Haverá, contudo, regras específicas para determinados regimes jurídicos ou espécies negociais: contratos de mútuo e contratos de locação (predial urbana residencial e não residencial).

(a) Contratos de locação: O pagamento dos alugueres será mantido, sem dilação do termo prestacional. Os locadores, contudo, não poderão pleitear a resolução por inadimplemento entre 1º de abril de 2020 e 30 de setembro de 2020, o que, na prática, se impede o despejo. Permanecerá, no entanto, o direito de se cobrar eventuais alugueres atrasados.

(b) Contratos de mútuo. Em relação aos contratos de mútuo celebrados anteriormente a 8 de março de 2020, as pretensões cujo objeto recaia sobre principal, juros ou repactuações terão a exigibilidade judicial dilatada por seis meses, caso o devedor tenha sofrido redução de renda decorrente dos efeitos da pandemia. Aqui se aplicam as condições alternativa já referidas, em caráter alternativo: (a) demonstração do comprometimento dos meios necessários à subsistência do devedor, seus dependentes; (b) prova de que o pagamento implique a não conservação da viabilidade econômica de suas atividades. Ademais, é estabelecida presunção de que a pandemia gerou queda na renda do devedor.

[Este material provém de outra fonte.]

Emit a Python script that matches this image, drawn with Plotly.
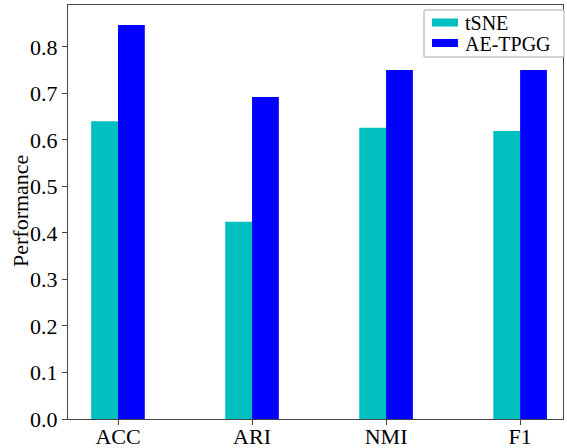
import plotly.graph_objects as go

categories = ["ACC", "ARI", "NMI", "F1"]
tsne = [0.640, 0.424, 0.626, 0.619]
ae_tpgg = [0.847, 0.692, 0.750, 0.750]
series_names = ["tSNE", "AE-TPGG"]
colors = ["#00BFBF", "#0000FF"]
yticks = [0.0, 0.1, 0.2, 0.3, 0.4, 0.5, 0.6, 0.7, 0.8]

FONT = "Liberation Serif"
W, H = 567, 448
L, R, T, B = 68, 4, 5, 29
PW, PH = W - L - R, H - T - B


def px(xp):
    return (xp - L) / PW


def py(yp):
    return (H - B - yp) / PH


fig = go.Figure()
for name, vals, col in zip(series_names, [tsne, ae_tpgg], colors):
    fig.add_trace(go.Bar(x=categories, y=vals, name=name,
                         marker=dict(color=col, line=dict(width=0)), showlegend=False))

axis_common = dict(showline=True, linecolor="#444", linewidth=1, mirror=True,
                   ticks="outside", ticklen=5, tickcolor="#444", showgrid=False,
                   zeroline=False, automargin=False,
                   tickfont=dict(family=FONT, size=22, color="black"))

# manual legend (matplotlib style)
shapes = [dict(type="rect", xref="paper", yref="paper", x0=px(424), x1=px(564),
               y0=py(57), y1=py(10), line=dict(color="#aaa", width=1), fillcolor="white",
               layer="above")]
annotations = []
for i, (name, col) in enumerate(zip(series_names, colors)):
    yc = 22.5 + i * 20.5
    shapes.append(dict(type="rect", xref="paper", yref="paper", x0=px(432), x1=px(458),
                       y0=py(yc + 4), y1=py(yc - 4), line=dict(width=0), fillcolor=col,
                       layer="above"))
    annotations.append(dict(x=px(463), y=py(yc + 1), xref="paper", yref="paper", text=name,
                            showarrow=False, xanchor="left", yanchor="middle", height=20,
                            font=dict(family=FONT, size=20, color="black")))

annotations.append(dict(x=px(20), y=py(211), xref="paper", yref="paper", text="Performance",
                        textangle=-90, showarrow=False, xanchor="center", yanchor="middle",
                        font=dict(family=FONT, size=22, color="black")))

fig.update_layout(
    width=W, height=H,
    margin=dict(l=L, r=R, t=T, b=B),
    barmode="group", bargap=0.6, bargroupgap=0,
    plot_bgcolor="white", paper_bgcolor="white",
    font=dict(family=FONT, size=22, color="black"),
    showlegend=False,
    xaxis=dict(range=[-0.373, 3.32], ticklabelstandoff=-7, **axis_common),
    yaxis=dict(range=[0, 0.89], tickvals=yticks, tickformat=".1f", **axis_common),
    shapes=shapes,
    annotations=annotations,
)

fig.write_html("out.html")
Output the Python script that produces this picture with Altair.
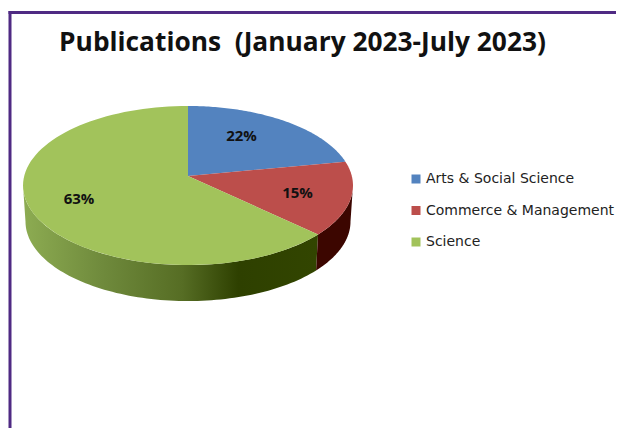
import numpy as np
import pandas as pd
import altair as alt

title_text = "Publications\u00a0 (January 2023-July 2023)"
categories = ["Arts & Social Science", "Commerce & Management", "Science"]
shares = [22, 15, 63]
labels = ["22%", "15%", "63%"]
colors = ["#5383bf", "#bc4e4b", "#a2c35b"]
red_side = "#3c0600"
border = "#4f2a83"

# perspective of the tilted disc (apex-centred, y pointing down)
A, B, P, DEPTH = 163.8, 78.4, 0.1195, 36
APEX = [180, 168]


def rim(t0, t1, dy=0.0, sx=1.0, n=90):
    th = np.radians(np.linspace(t0, t1, n))
    u, v = np.sin(th), -np.cos(th)
    w = 1 - P * v
    return np.column_stack([sx * A * u / w, B * v / w + dy]).tolist()


def feature(name, pts):
    pts = pts + [pts[0]]
    return {"type": "Feature", "properties": {"name": name},
            "geometry": {"type": "Polygon", "coordinates": [pts]}}


edges = np.concatenate([[0], np.cumsum(shares)]) * 3.6
front_l = np.degrees(np.arccos(-P))
front_r = 360 - front_l

top_faces = [feature(c, [[0, 0]] + rim(edges[i], edges[i + 1]))
             for i, c in enumerate(categories)]


def band(name, t0, t1):
    return [feature(name, rim(t0, t1) + rim(t0, t1, DEPTH, 0.985)[::-1])]


proj = dict(type="identity", scale=1, translate=APEX)

green_grad = alt.Gradient(
    gradient="linear", x1=0, x2=1, y1=0, y2=0,
    stops=[alt.GradientStop(offset=0, color="#8dac52"),
           alt.GradientStop(offset=0.27, color="#6f8a3c"),
           alt.GradientStop(offset=0.54, color="#566d24"),
           alt.GradientStop(offset=0.73, color="#2e4000"),
           alt.GradientStop(offset=1, color="#324500")],
)

side_green = alt.Chart(alt.Data(values=band("Science side", edges[2], front_r))).mark_geoshape(
    fill=green_grad, stroke=None).project(**proj)
side_red = alt.Chart(alt.Data(values=band("Commerce side", front_l, edges[2]))).mark_geoshape(
    fill=red_side, stroke=None).project(**proj)

top = alt.Chart(alt.Data(values=top_faces)).mark_geoshape(stroke=None).encode(
    color=alt.Color(
        "properties.name:N",
        scale=alt.Scale(domain=categories, range=colors),
        legend=alt.Legend(
            title=None, orient="none", legendX=401, legendY=164,
            symbolType="square", symbolSize=81, symbolStrokeWidth=0,
            labelFont="DejaVu Sans", labelFontSize=14, labelColor="#222222",
            labelLimit=300, rowPadding=17.5, labelOffset=3,
        ),
    )
).project(**proj)

left_rule = alt.Chart(pd.DataFrame({"a": [0]})).mark_rule(color=border, strokeWidth=3).encode(
    x=alt.value(2), y=alt.value(3), y2=alt.value(420))
top_rule = alt.Chart(pd.DataFrame({"a": [0]})).mark_rule(color=border, strokeWidth=3).encode(
    y=alt.value(4.5), x=alt.value(0.5), x2=alt.value(608))

title = alt.Chart(pd.DataFrame({"t": [title_text]})).mark_text(
    font="Open Sans", fontSize=26.3, fontWeight="bold", color="#111111", align="center", baseline="middle"
).encode(text="t:N", x=alt.value(294.5), y=alt.value(34.5))


def pct(i, x, y):
    return alt.Chart(pd.DataFrame({"t": [labels[i]]})).mark_text(
        font="Open Sans", fontSize=15, fontWeight="bold", color="#111111", align="center", baseline="middle"
    ).encode(text="t:N", x=alt.value(x), y=alt.value(y))


chart = alt.layer(
    side_green, side_red, top, left_rule, top_rule, title,
    pct(0, 233.5, 127.5), pct(1, 289.5, 185), pct(2, 71, 191),
).properties(
    width=608, height=420, padding=0,
    autosize=alt.AutoSizeParams(type="none"),
    background="white",
).configure_view(stroke=None)

chart.save("out.html", embed_options={"renderer": "svg", "actions": False})
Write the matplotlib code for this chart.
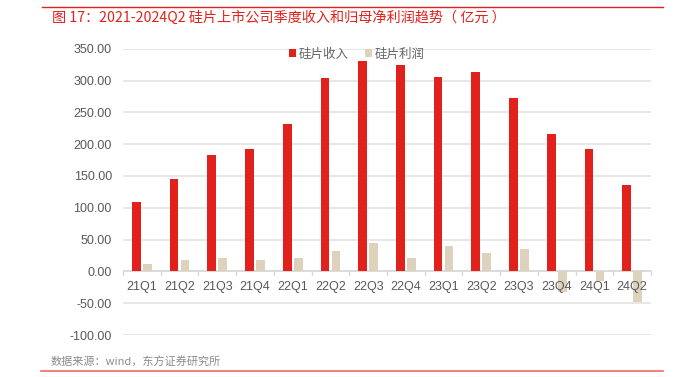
import matplotlib
matplotlib.use("Agg")
import matplotlib.pyplot as plt
import numpy as np

plt.rcParams['font.family'] = ['Noto Sans CJK SC', 'DejaVu Sans']

categories = ["21Q1", "21Q2", "21Q3", "21Q4", "22Q1", "22Q2", "22Q3", "22Q4",
              "23Q1", "23Q2", "23Q3", "23Q4", "24Q1", "24Q2"]
revenue = [108.3, 145.3, 182.2, 192.0, 232.0, 304.0, 330.0, 323.7,
           305.0, 312.6, 273.0, 215.8, 192.0, 135.0]
profit = [11.0, 17.8, 21.6, 18.4, 21.6, 32.0, 44.0, 20.5,
          40.0, 28.4, 34.7, -32.6, -15.8, -48.4]
yticks = [-100, -50, 0, 50, 100, 150, 200, 250, 300, 350]

W, H = 677, 377
fig = plt.figure(figsize=(W / 100, H / 100), dpi=100)
ax = fig.add_axes([123 / W, 1 - 335 / H, (651 - 123) / W, (335 - 48.7) / H])

x = np.arange(len(categories))
bw = 0.23
ax.bar(x - 0.145, revenue, bw, color="#E2211C", label="硅片收入", zorder=3)
ax.bar(x + 0.145, profit, bw, color="#DDD3BC", label="硅片利润", zorder=3)

ax.set_xlim(-0.5, len(categories) - 0.5)
ax.set_ylim(-100, 350)
ax.set_yticks(yticks)
ax.set_yticklabels([f"{v:.2f}" for v in yticks], color="#595959", fontsize=9,
                   family=['Liberation Sans'])
ax.tick_params(axis="y", length=0, pad=8)
ax.grid(axis="y", color="#E3E3E3", linewidth=1.2, zorder=0)
ax.set_xticks([])
for s in ax.spines.values():
    s.set_visible(False)
ax.axhline(0, color="#D9D9D9", linewidth=1.2, zorder=2)
for i in range(len(categories) + 1):
    ax.plot([i - 0.5, i - 0.5], [0, -5], color="#D9D9D9", linewidth=1, zorder=2,
            clip_on=False)
for i, c in enumerate(categories):
    ax.text(i, -25, c, ha="center", va="center", color="#595959", fontsize=9,
            family=['Liberation Sans'])

leg = ax.legend(loc="center", bbox_to_anchor=(0.443, 0.981), ncol=2, frameon=False,
                fontsize=9, handlelength=0.55, handleheight=0.55, handletextpad=0.25,
                columnspacing=1.3, labelcolor="#666666", borderpad=0, borderaxespad=0)

fig.text(52 / W, 1 - 18 / H, "图 17：2021-2024Q2 硅片上市公司季度收入和归母净利润趋势（ 亿元 ）",
         color="#E2211C", fontsize=10.2, va="center", ha="left")
fig.text(51 / W, 1 - 362 / H, "数据来源：wind，东方证券研究所", color="#8C8C8C",
         fontsize=8, va="center", ha="left")
fig.add_artist(plt.Line2D([42 / W, 663 / W], [1 - 7 / H, 1 - 7 / H], color="#E2211C",
                          linewidth=1, transform=fig.transFigure))
fig.add_artist(plt.Line2D([41 / W, 663 / W], [1 - 371.3 / H, 1 - 371.3 / H], color="#F06A60",
                          linewidth=1.2, transform=fig.transFigure))

fig.savefig("out.png", dpi=100, facecolor="white")
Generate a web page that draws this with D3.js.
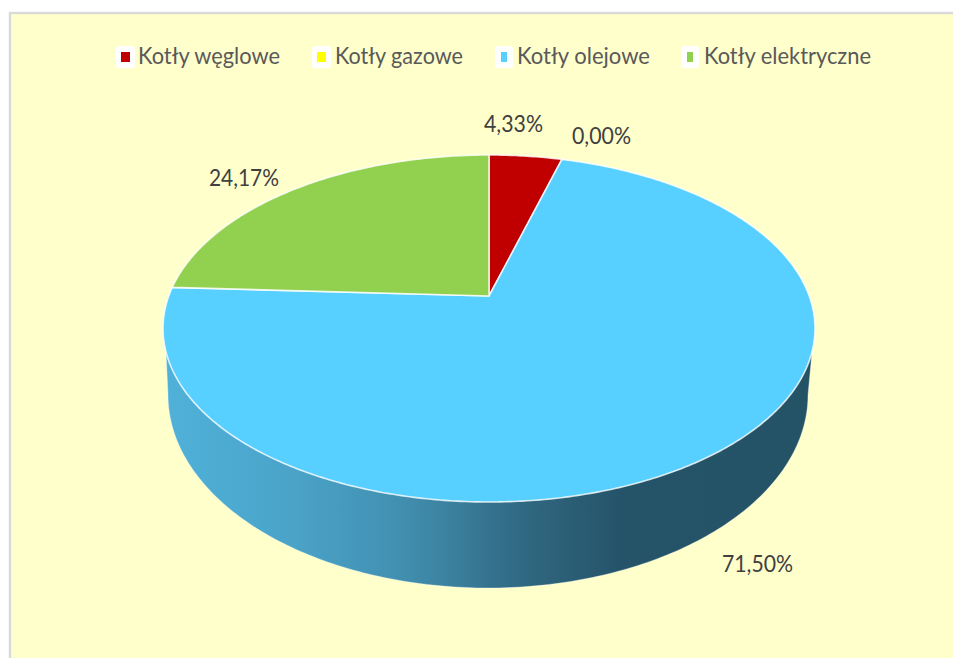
<!DOCTYPE html>
<html><head><meta charset="utf-8">
<script src="https://cdn.jsdelivr.net/npm/d3@7"></script>
<style>html,body{margin:0;padding:0;background:#fff;overflow:hidden}svg{display:block}text{font-family:Lato,sans-serif}</style>
</head><body><div id="chart"></div>
<script>
const categories = ["Kotły węglowe","Kotły gazowe","Kotły olejowe","Kotły elektryczne"];
const shares = [4.33,0.00,71.50,24.17];
const shareLabels = ["4,33%","0,00%","71,50%","24,17%"];
const colors = ["#C00000","#FFFF00","#57CFFF","#92D050"];

const W=953,H=658;
const svg=d3.select("#chart").append("svg").attr("width",W).attr("height",H);
const defs=svg.append("defs");
const grad=defs.append("linearGradient").attr("id","side").attr("gradientUnits","userSpaceOnUse")
  .attr("x1",165).attr("x2",815).attr("y1",0).attr("y2",0);
[[0,"#50B1D9"],[0.2,"#4AA3C8"],[0.35,"#4291B2"],[0.45,"#3A7F9C"],[0.5,"#34728D"],[0.58,"#2E647C"],[0.7,"#25546A"],[1,"#245366"]]
 .forEach(s=>grad.append("stop").attr("offset",s[0]).attr("stop-color",s[1]));

// frame
svg.append("rect").attr("x",10).attr("y",13).attr("width",W).attr("height",H)
  .attr("fill","#FFFFCC").attr("stroke","#D9D9D9").attr("stroke-width",2.4);

// perspective disc: unit circle -> screen, centre maps to the apex
const apex={x:489,y:296}, reach={up:141,down:206}, halfW=326;
const C=(reach.up-reach.down)/(reach.up+reach.down);
const A=reach.down*(1+C), D=halfW*Math.sqrt(1-C*C);
function project(a){
  const u=Math.sin(a),v=-Math.cos(a),w=1+C*v;
  return [apex.x+D*u/w,apex.y+A*v/w];
}
const line=d3.line();
const pie=d3.pie().sort(null).value(d=>d)(shares);

// side wall
const rim={cx:489,cy:328.5,rx:326,ry:173.5}, base={cx:488,cy:395,rx:320,ry:193};
const rimStart=0.135;
const wall=[];
wall.push([rim.cx+rim.rx*Math.sqrt(1-rimStart*rimStart),rim.cy+rim.ry*rimStart]);
d3.range(0,Math.PI+0.001,Math.PI/180).forEach(t=>wall.push([base.cx+base.rx*Math.cos(t),base.cy+base.ry*Math.sin(t)]));
wall.push([rim.cx-rim.rx*Math.sqrt(1-rimStart*rimStart),rim.cy+rim.ry*rimStart]);
svg.append("path").attr("d",line(wall)+"Z").attr("fill","url(#side)")
  .attr("stroke","#fff").attr("stroke-opacity",.45).attr("stroke-width",.8);

// top slices
svg.append("g").selectAll("path").data(pie).join("path")
  .attr("d",d=>{
    const n=Math.max(1,Math.ceil((d.endAngle-d.startAngle)*90));
    const pts=[[apex.x,apex.y]];
    for(let i=0;i<=n;i++)pts.push(project(d.startAngle+(d.endAngle-d.startAngle)*i/n));
    return line(pts)+"Z";
  })
  .attr("fill",(d,i)=>colors[i])
  .attr("stroke",d=>d.value===0?"none":"#fff").attr("stroke-opacity",.8).attr("stroke-width",1.6).attr("stroke-linejoin","round");

// data labels
const labelBox=[{x:484,y:132,w:59},{x:572,y:144,w:59},{x:722,y:572,w:71},{x:209,y:186,w:70}];
svg.append("g").selectAll("text").data(shareLabels).join("text")
  .attr("x",(d,i)=>labelBox[i].x).attr("y",(d,i)=>labelBox[i].y)
  .attr("textLength",(d,i)=>labelBox[i].w).attr("lengthAdjust","spacingAndGlyphs")
  .attr("font-size",24).attr("fill","#404040").text(d=>d);

// legend
const legendBox=[
 {x:116,w:19,ix:121,iw:9,tx:138,tw:142},
 {x:312,w:19,ix:317,iw:9,tx:335,tw:128},
 {x:495,w:18,ix:501,iw:6,tx:517,tw:133},
 {x:681,w:18,ix:687,iw:6,tx:704,tw:167}];
const lg=svg.append("g").selectAll("g").data(categories).join("g");
lg.append("rect").attr("x",(d,i)=>legendBox[i].x).attr("y",46).attr("width",(d,i)=>legendBox[i].w).attr("height",22).attr("rx",3).attr("fill","#fff");
lg.append("rect").attr("x",(d,i)=>legendBox[i].ix).attr("y",52).attr("width",(d,i)=>legendBox[i].iw).attr("height",10).attr("fill",(d,i)=>colors[i]);
lg.append("text").attr("x",(d,i)=>legendBox[i].tx).attr("y",63.5)
  .attr("textLength",(d,i)=>legendBox[i].tw).attr("lengthAdjust","spacingAndGlyphs")
  .attr("font-size",24).attr("fill","#595959").text(d=>d);
</script></body></html>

O credor não poderá pleitear a resolução contratual até 30 de setembro de 2020. Caso as partes não entrem em acordo até esta data, haverá extensão do prazo do contrato por seis meses.

d) Direito Processual Penal. A legislação processual penal alemã é notadamente rigorosa em relação ao cumprimento de prazos, especialmente no tocante ao período transcorrido entre audiências, sendo certo que o seu descumprimento pode acarretar inclusive a nulidade de provas e a condução de novo julgamento. Considerando a exiguidade de tais prazos da legislação processual penal alemã em face da pandemia, a proposta visa a ampliar tais prazos para a condução do processo penal.

Essas medidas foram aprovadas no gabinete da Chancelaria Federal no dia de hoje e serão enviadas ao Parlamento, onde se espera sejam aprovadas em rápida votação.

Na prática, as alterações legislativas criam mecanismos de: (a) dilação de termos de obrigações contratuais; (b) permitem a invocação da “exceção de ruína pessoal” – algo que os alemães já admitem desde a crise da hiperinflação dos anos 1930, mas não é aceita pela jurisprudência brasileira, até em razão do regime processual de execução civil do devedor insolvente em vigor no país desde o século XX; (c) permite que se descaracterizem efeitos da mora para futuros pagamentos, ainda que não se crie uma hipótese de liberação geral de devedores.